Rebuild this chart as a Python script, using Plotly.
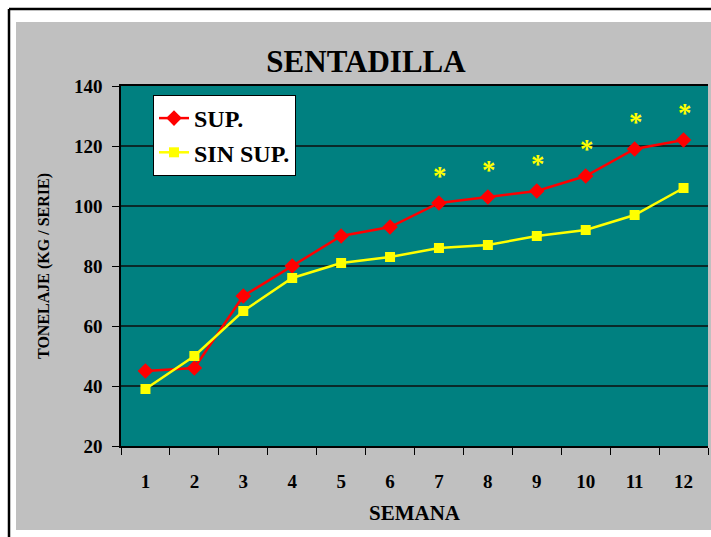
import plotly.graph_objects as go

# Weekly squat tonnage (kg per set)
semanas = ["1", "2", "3", "4", "5", "6", "7", "8", "9", "10", "11", "12"]
sup = [45, 46, 70, 80, 90, 93, 101, 103, 105, 110, 119, 122]
sin_sup = [39, 50, 65, 76, 81, 83, 86, 87, 90, 92, 97, 106]
# weeks with a significant difference between groups
significativo = [False, False, False, False, False, False, True, True, True, True, True, True]

FONT = "Liberation Serif, Times New Roman, serif"
W, H = 711, 537
L, R, T, B = 121, 3, 86, 91  # plot area margins (px)
pw, ph = W - L - R, H - T - B


def px_x(x):
    return (x - L) / pw


def px_y(y):
    return (H - B - y) / ph


fig = go.Figure()
fig.add_trace(go.Scatter(
    x=semanas, y=sup, name="SUP.", mode="lines+markers",
    line=dict(color="#FF0000", width=2.5),
    marker=dict(symbol="diamond", size=12, color="#FF0000"),
    legendgroup="a",
))
fig.add_trace(go.Scatter(
    x=semanas, y=sin_sup, name="SIN SUP.", mode="lines+markers",
    line=dict(color="#FFFF00", width=2.5),
    marker=dict(symbol="square", size=10, color="#FFFF00"),
    legendgroup="b",
))

annotations = []
for i, (v, sig) in enumerate(zip(sup, significativo)):
    if sig:
        annotations.append(dict(
            x=i, y=v, xref="x", yref="y", text="*", showarrow=False,
            yshift=27, xshift=1,
            font=dict(family=FONT, size=27, color="#FFFF00", weight="bold"),
        ))

# white page outside the grey chart area, plus the black frame
shapes = [
    dict(type="rect", xref="paper", yref="paper", layer="below",
         x0=px_x(-5), x1=px_x(720), y0=px_y(22), y1=px_y(-5),
         fillcolor="white", line=dict(width=0)),
    dict(type="rect", xref="paper", yref="paper", layer="below",
         x0=px_x(-5), x1=px_x(16), y0=px_y(545), y1=px_y(-5),
         fillcolor="white", line=dict(width=0)),
    dict(type="rect", xref="paper", yref="paper", layer="below",
         x0=px_x(-5), x1=px_x(720), y0=px_y(545), y1=px_y(530),
         fillcolor="white", line=dict(width=0)),
    dict(type="line", xref="paper", yref="paper", layer="below",
         x0=px_x(9), x1=px_x(720), y0=px_y(9), y1=px_y(9),
         line=dict(color="black", width=2.5)),
    dict(type="line", xref="paper", yref="paper", layer="below",
         x0=px_x(9), x1=px_x(9), y0=px_y(9), y1=px_y(545),
         line=dict(color="black", width=2.5)),
]

fig.update_layout(
    width=W, height=H,
    margin=dict(l=L, r=R, t=T, b=B),
    paper_bgcolor="#C0C0C0",
    plot_bgcolor="#008080",
    font=dict(family=FONT, color="black"),
    title=dict(text="SENTADILLA", x=366 / W, xanchor="center",
               y=(H - 61) / H, yanchor="middle",
               font=dict(family=FONT, size=31, color="black", weight="bold")),
    showlegend=True,
    legend=dict(x=px_x(153), y=px_y(95), xanchor="left", yanchor="top",
                bgcolor="white", bordercolor="black", borderwidth=1,
                font=dict(family=FONT, size=24, color="black", weight="bold"),
                traceorder="grouped", tracegroupgap=0,
                itemwidth=30),
    annotations=annotations,
    shapes=shapes,
)
fig.update_xaxes(
    type="category", tickson="boundaries", ticks="outside", ticklen=7,
    tickcolor="black", showline=True, linecolor="black", linewidth=1.5,
    mirror=True, showgrid=False, range=[-0.5, 11.5],
    tickfont=dict(family=FONT, size=19, color="black", weight="bold"),
    ticklabelstandoff=17,
    title=dict(text="SEMANA", font=dict(family=FONT, size=21, color="black", weight="bold"),
               standoff=15),
)
fig.update_yaxes(
    range=[20, 140], dtick=20, ticks="outside", ticklen=7, tickcolor="black",
    showline=True, linecolor="black", linewidth=1.5,
    showgrid=True, gridcolor="#0a2a2a", gridwidth=1.5, zeroline=False,
    tickfont=dict(family=FONT, size=19, color="black", weight="bold"),
    tickformat="d", ticklabelstandoff=6,
    title=dict(text="TONELAJE (KG / SERIE)",
               font=dict(family=FONT, size=16, color="black", weight="bold"), standoff=20),
)

fig.write_html("out.html")
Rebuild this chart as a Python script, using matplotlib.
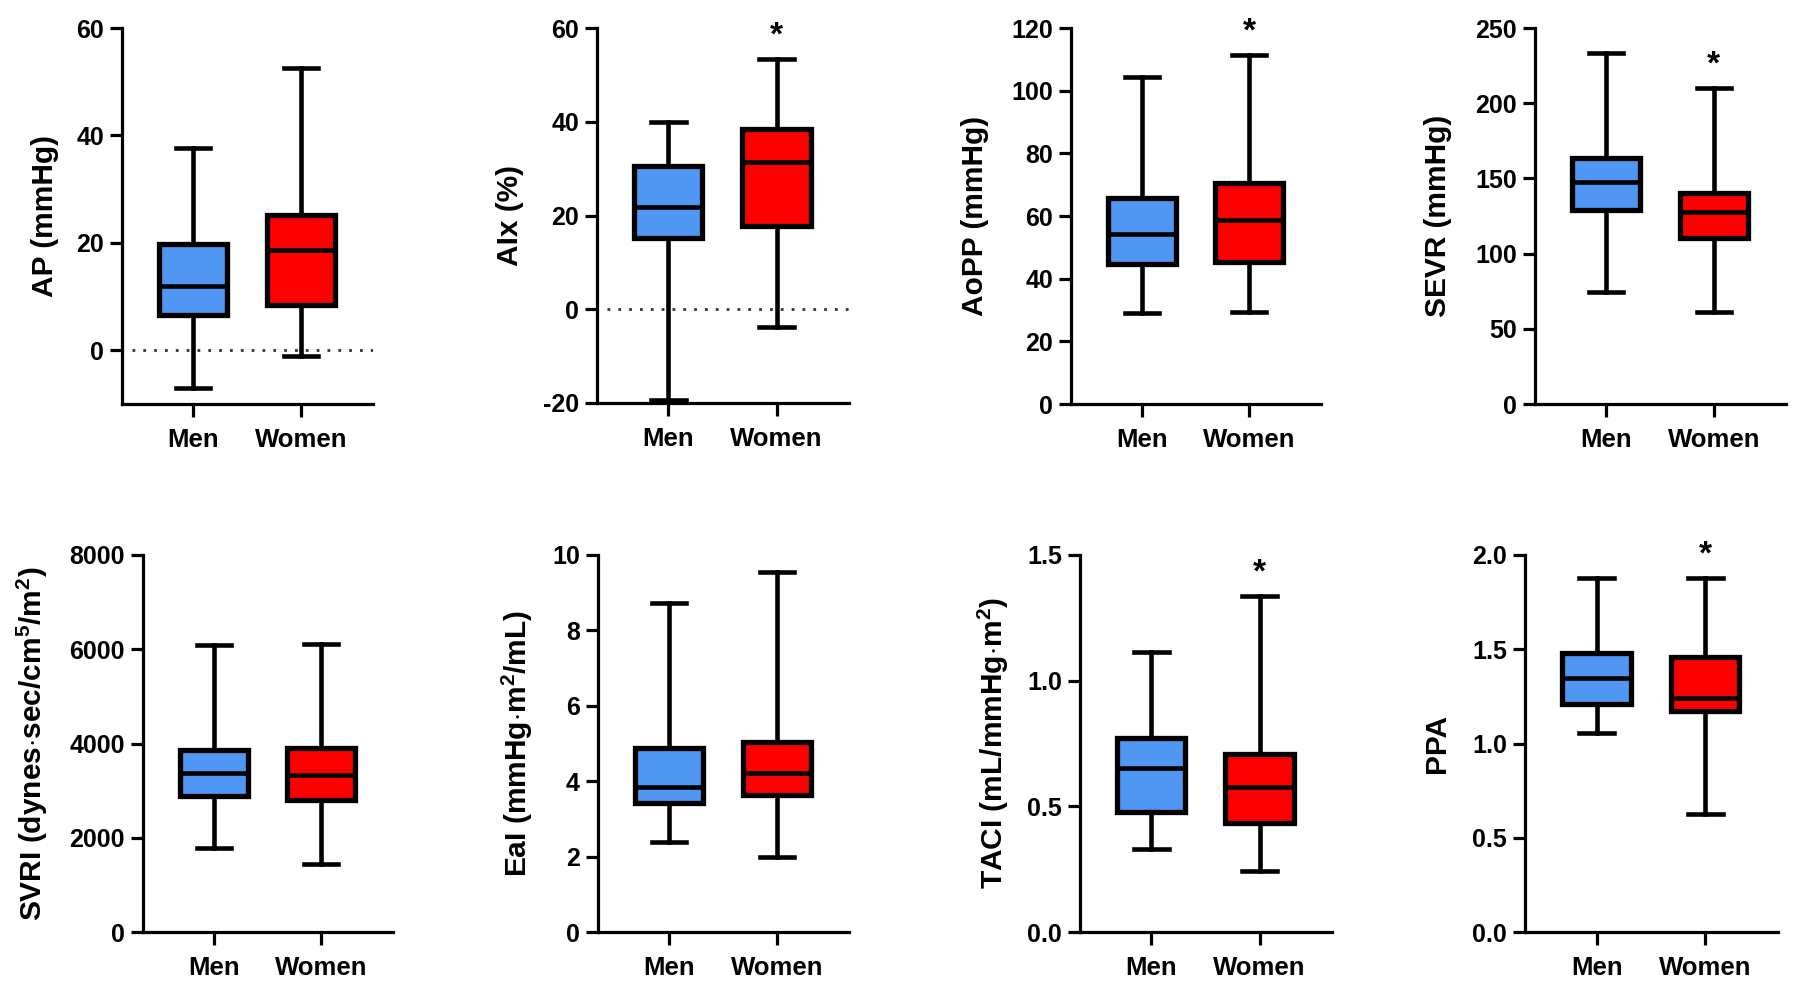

• _TASK REQUIREMENTS_:
Without including any pictures, output all the entries above exactly.

• _ANSWER TO THE EXERCISE_:
Rebuild this chart as a Python script, using Plotly.
import plotly.graph_objects as go

# Weekly squat tonnage (kg per set)
semanas = ["1", "2", "3", "4", "5", "6", "7", "8", "9", "10", "11", "12"]
sup = [45, 46, 70, 80, 90, 93, 101, 103, 105, 110, 119, 122]
sin_sup = [39, 50, 65, 76, 81, 83, 86, 87, 90, 92, 97, 106]
# weeks with a significant difference between groups
significativo = [False, False, False, False, False, False, True, True, True, True, True, True]

FONT = "Liberation Serif, Times New Roman, serif"
W, H = 711, 537
L, R, T, B = 121, 3, 86, 91  # plot area margins (px)
pw, ph = W - L - R, H - T - B


def px_x(x):
    return (x - L) / pw


def px_y(y):
    return (H - B - y) / ph


fig = go.Figure()
fig.add_trace(go.Scatter(
    x=semanas, y=sup, name="SUP.", mode="lines+markers",
    line=dict(color="#FF0000", width=2.5),
    marker=dict(symbol="diamond", size=12, color="#FF0000"),
    legendgroup="a",
))
fig.add_trace(go.Scatter(
    x=semanas, y=sin_sup, name="SIN SUP.", mode="lines+markers",
    line=dict(color="#FFFF00", width=2.5),
    marker=dict(symbol="square", size=10, color="#FFFF00"),
    legendgroup="b",
))

annotations = []
for i, (v, sig) in enumerate(zip(sup, significativo)):
    if sig:
        annotations.append(dict(
            x=i, y=v, xref="x", yref="y", text="*", showarrow=False,
            yshift=27, xshift=1,
            font=dict(family=FONT, size=27, color="#FFFF00", weight="bold"),
        ))

# white page outside the grey chart area, plus the black frame
shapes = [
    dict(type="rect", xref="paper", yref="paper", layer="below",
         x0=px_x(-5), x1=px_x(720), y0=px_y(22), y1=px_y(-5),
         fillcolor="white", line=dict(width=0)),
    dict(type="rect", xref="paper", yref="paper", layer="below",
         x0=px_x(-5), x1=px_x(16), y0=px_y(545), y1=px_y(-5),
         fillcolor="white", line=dict(width=0)),
    dict(type="rect", xref="paper", yref="paper", layer="below",
         x0=px_x(-5), x1=px_x(720), y0=px_y(545), y1=px_y(530),
         fillcolor="white", line=dict(width=0)),
    dict(type="line", xref="paper", yref="paper", layer="below",
         x0=px_x(9), x1=px_x(720), y0=px_y(9), y1=px_y(9),
         line=dict(color="black", width=2.5)),
    dict(type="line", xref="paper", yref="paper", layer="below",
         x0=px_x(9), x1=px_x(9), y0=px_y(9), y1=px_y(545),
         line=dict(color="black", width=2.5)),
]

fig.update_layout(
    width=W, height=H,
    margin=dict(l=L, r=R, t=T, b=B),
    paper_bgcolor="#C0C0C0",
    plot_bgcolor="#008080",
    font=dict(family=FONT, color="black"),
    title=dict(text="SENTADILLA", x=366 / W, xanchor="center",
               y=(H - 61) / H, yanchor="middle",
               font=dict(family=FONT, size=31, color="black", weight="bold")),
    showlegend=True,
    legend=dict(x=px_x(153), y=px_y(95), xanchor="left", yanchor="top",
                bgcolor="white", bordercolor="black", borderwidth=1,
                font=dict(family=FONT, size=24, color="black", weight="bold"),
                traceorder="grouped", tracegroupgap=0,
                itemwidth=30),
    annotations=annotations,
    shapes=shapes,
)
fig.update_xaxes(
    type="category", tickson="boundaries", ticks="outside", ticklen=7,
    tickcolor="black", showline=True, linecolor="black", linewidth=1.5,
    mirror=True, showgrid=False, range=[-0.5, 11.5],
    tickfont=dict(family=FONT, size=19, color="black", weight="bold"),
    ticklabelstandoff=17,
    title=dict(text="SEMANA", font=dict(family=FONT, size=21, color="black", weight="bold"),
               standoff=15),
)
fig.update_yaxes(
    range=[20, 140], dtick=20, ticks="outside", ticklen=7, tickcolor="black",
    showline=True, linecolor="black", linewidth=1.5,
    showgrid=True, gridcolor="#0a2a2a", gridwidth=1.5, zeroline=False,
    tickfont=dict(family=FONT, size=19, color="black", weight="bold"),
    tickformat="d", ticklabelstandoff=6,
    title=dict(text="TONELAJE (KG / SERIE)",
               font=dict(family=FONT, size=16, color="black", weight="bold"), standoff=20),
)

fig.write_html("out.html")
Rebuild this chart as a Python script, using matplotlib.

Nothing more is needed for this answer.